Designs with only a stratum variable are equivalent to a stratified cluster sample with only one case in each cluster. In other words, each case is treated as a cluster of size one. The computation of standard errors for stratified element samples is a little simpler than for cluster samples, since there is no covariance between sampled elements within the strata. The actual formula used is 6.4.2 in Kish, Survey Sampling, p. 192. Once again, the finite population correction (1-f) is ignored.
The standard error for each difference between two means is the square root of the sum of the two variances of the means minus the covariance, and it is calculated as: sqrt(VARIANCE1 + VARIANCE2 - COVARIANCE12).
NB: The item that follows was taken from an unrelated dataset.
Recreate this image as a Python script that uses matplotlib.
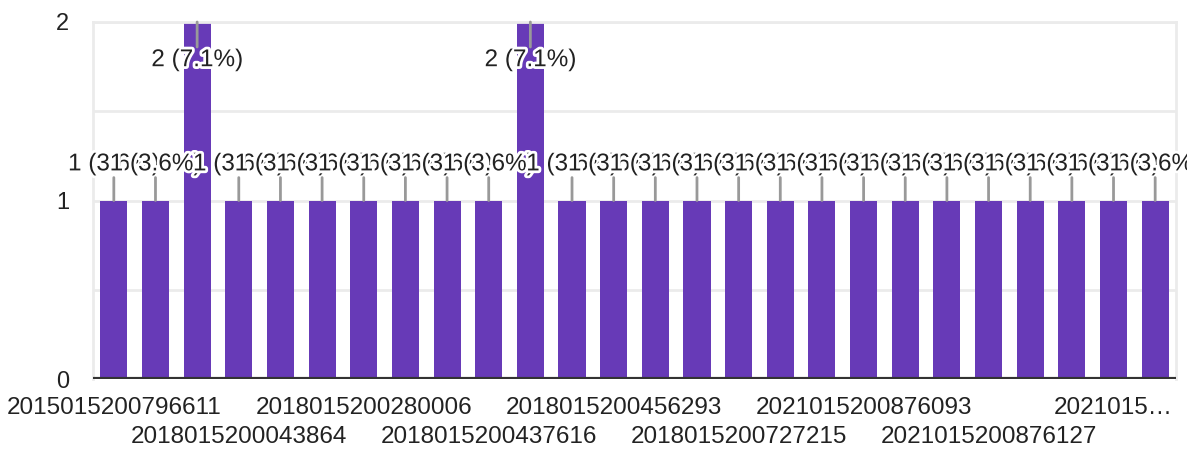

The variance of each mean is the square of the corresponding standard error. Each standard error is calculated according to the sample design, as described in the sections above. The covariance term arises because of the complex design (in cluster samples).
The confidence interval for each difference is calculated as a multiple of the standard error that is added to, or subtracted from, the difference. This multiple is based on Student's t-statistic, The value of Student's t used for computing confidence intervals depends on the desired level of confidence (usually 95 percent) and the degrees of freedom (df) for the comparison. The smaller the df, the larger the required value of Student's t and, consequently, the width of the confidence intervals. As the df increase, the size of the required Student's t value decreases until it approaches the familiar constant for the normal distribution (which is 1.96, for the 95 percent confidence level).
In complex samples, the degrees of freedom are based on the number of clusters and strata used for the comparison. The optional diagnostic table reports those numbers for each difference shown.
(The current version of SDA must generate these replicate weights internally. It is not currently possible to use this method on a dataset that contains replicate weights but not the stratum and cluster variables themselves.)
This method is relatively simple and can be used for many types of analysis. However, it does require more computation time than the Taylor series method used for TABLES and MEANS.
Logistic and probit regression, in particular, can require extra time. The LOGIT program, even without a complex sample design, uses multiple iterations to converge to a solution. For complex samples, each iteration through the data requires separate calculations for each set of replicate weights. For large datasets with many PSUs, therefore, the user should not expect the almost instantaneous results that SDA usually provides.